Give the listing again exactly, omitting its images.

⁂

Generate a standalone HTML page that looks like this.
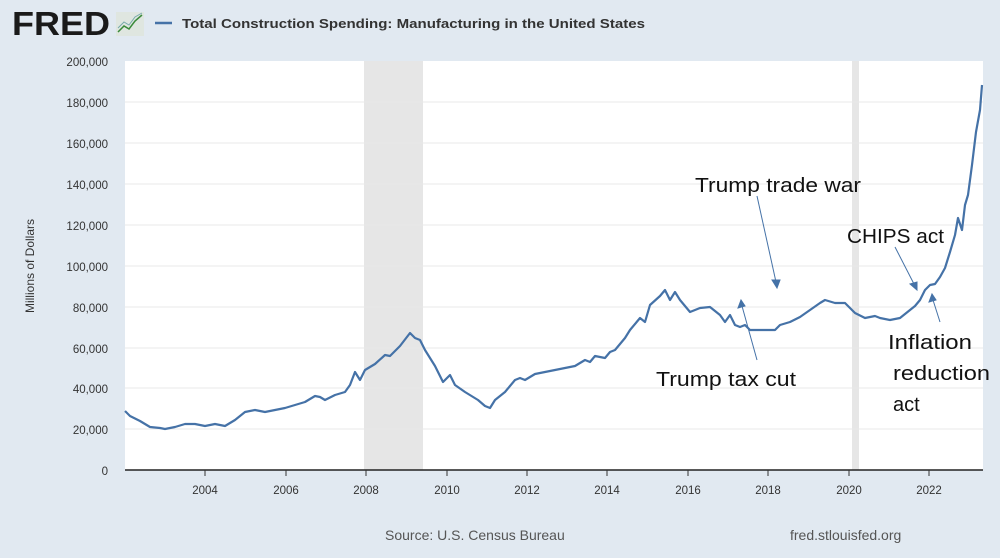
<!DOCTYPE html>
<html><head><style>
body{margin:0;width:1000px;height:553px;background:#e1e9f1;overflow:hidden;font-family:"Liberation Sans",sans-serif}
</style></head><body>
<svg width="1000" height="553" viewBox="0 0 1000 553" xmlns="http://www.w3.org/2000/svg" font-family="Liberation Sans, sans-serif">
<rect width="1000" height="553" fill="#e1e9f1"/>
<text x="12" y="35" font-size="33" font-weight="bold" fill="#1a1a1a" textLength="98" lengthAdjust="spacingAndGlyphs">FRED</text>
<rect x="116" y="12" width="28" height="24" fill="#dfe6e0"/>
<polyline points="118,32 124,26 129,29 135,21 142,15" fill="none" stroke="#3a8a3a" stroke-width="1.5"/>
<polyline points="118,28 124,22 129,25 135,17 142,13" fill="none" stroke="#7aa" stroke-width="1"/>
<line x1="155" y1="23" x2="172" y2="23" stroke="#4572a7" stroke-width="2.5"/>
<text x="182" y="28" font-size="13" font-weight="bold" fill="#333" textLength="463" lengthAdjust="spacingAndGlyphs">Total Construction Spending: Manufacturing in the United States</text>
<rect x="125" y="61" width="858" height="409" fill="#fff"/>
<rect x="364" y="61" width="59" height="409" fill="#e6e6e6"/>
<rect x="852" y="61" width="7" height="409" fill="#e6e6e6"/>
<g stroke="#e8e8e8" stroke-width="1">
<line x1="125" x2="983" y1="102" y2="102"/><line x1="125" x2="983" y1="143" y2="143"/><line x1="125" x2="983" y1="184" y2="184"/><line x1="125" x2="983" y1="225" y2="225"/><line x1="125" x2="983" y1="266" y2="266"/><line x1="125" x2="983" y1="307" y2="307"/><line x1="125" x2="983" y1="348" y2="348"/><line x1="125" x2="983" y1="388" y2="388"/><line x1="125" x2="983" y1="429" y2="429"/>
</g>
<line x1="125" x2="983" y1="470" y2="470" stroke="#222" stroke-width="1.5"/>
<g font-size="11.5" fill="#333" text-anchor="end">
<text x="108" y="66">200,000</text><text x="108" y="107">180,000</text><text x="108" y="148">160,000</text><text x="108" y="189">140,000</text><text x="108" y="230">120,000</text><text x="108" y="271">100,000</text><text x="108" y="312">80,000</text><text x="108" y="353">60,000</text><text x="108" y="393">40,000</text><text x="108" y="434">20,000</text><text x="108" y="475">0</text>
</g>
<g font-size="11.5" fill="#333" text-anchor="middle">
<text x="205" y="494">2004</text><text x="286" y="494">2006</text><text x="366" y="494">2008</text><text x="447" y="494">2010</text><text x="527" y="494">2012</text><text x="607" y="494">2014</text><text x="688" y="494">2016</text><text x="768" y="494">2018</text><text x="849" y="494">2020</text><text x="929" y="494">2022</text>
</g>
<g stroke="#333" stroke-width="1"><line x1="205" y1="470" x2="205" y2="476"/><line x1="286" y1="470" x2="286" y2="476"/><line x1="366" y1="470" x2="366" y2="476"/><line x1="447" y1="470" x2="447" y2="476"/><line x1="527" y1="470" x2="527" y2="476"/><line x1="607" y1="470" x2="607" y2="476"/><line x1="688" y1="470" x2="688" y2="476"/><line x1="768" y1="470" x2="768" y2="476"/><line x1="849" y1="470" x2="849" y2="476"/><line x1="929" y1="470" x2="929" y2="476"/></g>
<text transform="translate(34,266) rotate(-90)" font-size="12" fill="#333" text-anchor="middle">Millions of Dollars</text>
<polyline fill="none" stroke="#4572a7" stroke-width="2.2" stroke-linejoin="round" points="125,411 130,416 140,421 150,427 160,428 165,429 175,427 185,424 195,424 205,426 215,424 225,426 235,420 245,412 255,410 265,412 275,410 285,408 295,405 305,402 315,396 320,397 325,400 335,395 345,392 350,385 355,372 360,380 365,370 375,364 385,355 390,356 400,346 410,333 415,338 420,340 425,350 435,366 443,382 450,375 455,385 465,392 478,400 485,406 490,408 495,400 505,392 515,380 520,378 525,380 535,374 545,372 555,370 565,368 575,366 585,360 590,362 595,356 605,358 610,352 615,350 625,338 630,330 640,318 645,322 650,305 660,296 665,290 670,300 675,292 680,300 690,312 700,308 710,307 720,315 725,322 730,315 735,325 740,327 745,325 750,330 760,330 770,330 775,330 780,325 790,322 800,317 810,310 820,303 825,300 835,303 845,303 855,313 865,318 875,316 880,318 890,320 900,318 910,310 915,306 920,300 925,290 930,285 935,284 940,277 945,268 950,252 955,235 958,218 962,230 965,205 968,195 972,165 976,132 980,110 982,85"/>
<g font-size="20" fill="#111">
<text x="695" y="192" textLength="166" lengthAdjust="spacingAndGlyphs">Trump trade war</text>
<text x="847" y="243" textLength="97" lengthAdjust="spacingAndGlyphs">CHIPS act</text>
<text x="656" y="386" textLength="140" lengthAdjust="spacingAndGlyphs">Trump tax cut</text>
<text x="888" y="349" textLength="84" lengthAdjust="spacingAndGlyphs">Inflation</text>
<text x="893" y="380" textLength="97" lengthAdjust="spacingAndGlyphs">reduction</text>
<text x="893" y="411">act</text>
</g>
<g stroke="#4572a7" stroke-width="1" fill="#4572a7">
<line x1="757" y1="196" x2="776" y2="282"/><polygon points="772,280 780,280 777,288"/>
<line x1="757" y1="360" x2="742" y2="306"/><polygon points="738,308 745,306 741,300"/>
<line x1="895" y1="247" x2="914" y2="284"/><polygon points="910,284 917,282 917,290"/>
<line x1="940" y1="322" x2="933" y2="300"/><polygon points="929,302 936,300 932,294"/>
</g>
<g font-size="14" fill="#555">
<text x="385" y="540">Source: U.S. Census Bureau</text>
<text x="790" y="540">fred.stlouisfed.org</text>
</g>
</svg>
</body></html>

⁂

ANSWER FOR THIS EXERCISE:
Generate a standalone HTML page that looks like this.
<!DOCTYPE html>
<html><head><style>
body{margin:0;width:1000px;height:553px;background:#e1e9f1;overflow:hidden;font-family:"Liberation Sans",sans-serif}
</style></head><body>
<svg width="1000" height="553" viewBox="0 0 1000 553" xmlns="http://www.w3.org/2000/svg" font-family="Liberation Sans, sans-serif">
<rect width="1000" height="553" fill="#e1e9f1"/>
<text x="12" y="35" font-size="33" font-weight="bold" fill="#1a1a1a" textLength="98" lengthAdjust="spacingAndGlyphs">FRED</text>
<rect x="116" y="12" width="28" height="24" fill="#dfe6e0"/>
<polyline points="118,32 124,26 129,29 135,21 142,15" fill="none" stroke="#3a8a3a" stroke-width="1.5"/>
<polyline points="118,28 124,22 129,25 135,17 142,13" fill="none" stroke="#7aa" stroke-width="1"/>
<line x1="155" y1="23" x2="172" y2="23" stroke="#4572a7" stroke-width="2.5"/>
<text x="182" y="28" font-size="13" font-weight="bold" fill="#333" textLength="463" lengthAdjust="spacingAndGlyphs">Total Construction Spending: Manufacturing in the United States</text>
<rect x="125" y="61" width="858" height="409" fill="#fff"/>
<rect x="364" y="61" width="59" height="409" fill="#e6e6e6"/>
<rect x="852" y="61" width="7" height="409" fill="#e6e6e6"/>
<g stroke="#e8e8e8" stroke-width="1">
<line x1="125" x2="983" y1="102" y2="102"/><line x1="125" x2="983" y1="143" y2="143"/><line x1="125" x2="983" y1="184" y2="184"/><line x1="125" x2="983" y1="225" y2="225"/><line x1="125" x2="983" y1="266" y2="266"/><line x1="125" x2="983" y1="307" y2="307"/><line x1="125" x2="983" y1="348" y2="348"/><line x1="125" x2="983" y1="388" y2="388"/><line x1="125" x2="983" y1="429" y2="429"/>
</g>
<line x1="125" x2="983" y1="470" y2="470" stroke="#222" stroke-width="1.5"/>
<g font-size="11.5" fill="#333" text-anchor="end">
<text x="108" y="66">200,000</text><text x="108" y="107">180,000</text><text x="108" y="148">160,000</text><text x="108" y="189">140,000</text><text x="108" y="230">120,000</text><text x="108" y="271">100,000</text><text x="108" y="312">80,000</text><text x="108" y="353">60,000</text><text x="108" y="393">40,000</text><text x="108" y="434">20,000</text><text x="108" y="475">0</text>
</g>
<g font-size="11.5" fill="#333" text-anchor="middle">
<text x="205" y="494">2004</text><text x="286" y="494">2006</text><text x="366" y="494">2008</text><text x="447" y="494">2010</text><text x="527" y="494">2012</text><text x="607" y="494">2014</text><text x="688" y="494">2016</text><text x="768" y="494">2018</text><text x="849" y="494">2020</text><text x="929" y="494">2022</text>
</g>
<g stroke="#333" stroke-width="1"><line x1="205" y1="470" x2="205" y2="476"/><line x1="286" y1="470" x2="286" y2="476"/><line x1="366" y1="470" x2="366" y2="476"/><line x1="447" y1="470" x2="447" y2="476"/><line x1="527" y1="470" x2="527" y2="476"/><line x1="607" y1="470" x2="607" y2="476"/><line x1="688" y1="470" x2="688" y2="476"/><line x1="768" y1="470" x2="768" y2="476"/><line x1="849" y1="470" x2="849" y2="476"/><line x1="929" y1="470" x2="929" y2="476"/></g>
<text transform="translate(34,266) rotate(-90)" font-size="12" fill="#333" text-anchor="middle">Millions of Dollars</text>
<polyline fill="none" stroke="#4572a7" stroke-width="2.2" stroke-linejoin="round" points="125,411 130,416 140,421 150,427 160,428 165,429 175,427 185,424 195,424 205,426 215,424 225,426 235,420 245,412 255,410 265,412 275,410 285,408 295,405 305,402 315,396 320,397 325,400 335,395 345,392 350,385 355,372 360,380 365,370 375,364 385,355 390,356 400,346 410,333 415,338 420,340 425,350 435,366 443,382 450,375 455,385 465,392 478,400 485,406 490,408 495,400 505,392 515,380 520,378 525,380 535,374 545,372 555,370 565,368 575,366 585,360 590,362 595,356 605,358 610,352 615,350 625,338 630,330 640,318 645,322 650,305 660,296 665,290 670,300 675,292 680,300 690,312 700,308 710,307 720,315 725,322 730,315 735,325 740,327 745,325 750,330 760,330 770,330 775,330 780,325 790,322 800,317 810,310 820,303 825,300 835,303 845,303 855,313 865,318 875,316 880,318 890,320 900,318 910,310 915,306 920,300 925,290 930,285 935,284 940,277 945,268 950,252 955,235 958,218 962,230 965,205 968,195 972,165 976,132 980,110 982,85"/>
<g font-size="20" fill="#111">
<text x="695" y="192" textLength="166" lengthAdjust="spacingAndGlyphs">Trump trade war</text>
<text x="847" y="243" textLength="97" lengthAdjust="spacingAndGlyphs">CHIPS act</text>
<text x="656" y="386" textLength="140" lengthAdjust="spacingAndGlyphs">Trump tax cut</text>
<text x="888" y="349" textLength="84" lengthAdjust="spacingAndGlyphs">Inflation</text>
<text x="893" y="380" textLength="97" lengthAdjust="spacingAndGlyphs">reduction</text>
<text x="893" y="411">act</text>
</g>
<g stroke="#4572a7" stroke-width="1" fill="#4572a7">
<line x1="757" y1="196" x2="776" y2="282"/><polygon points="772,280 780,280 777,288"/>
<line x1="757" y1="360" x2="742" y2="306"/><polygon points="738,308 745,306 741,300"/>
<line x1="895" y1="247" x2="914" y2="284"/><polygon points="910,284 917,282 917,290"/>
<line x1="940" y1="322" x2="933" y2="300"/><polygon points="929,302 936,300 932,294"/>
</g>
<g font-size="14" fill="#555">
<text x="385" y="540">Source: U.S. Census Bureau</text>
<text x="790" y="540">fred.stlouisfed.org</text>
</g>
</svg>
</body></html>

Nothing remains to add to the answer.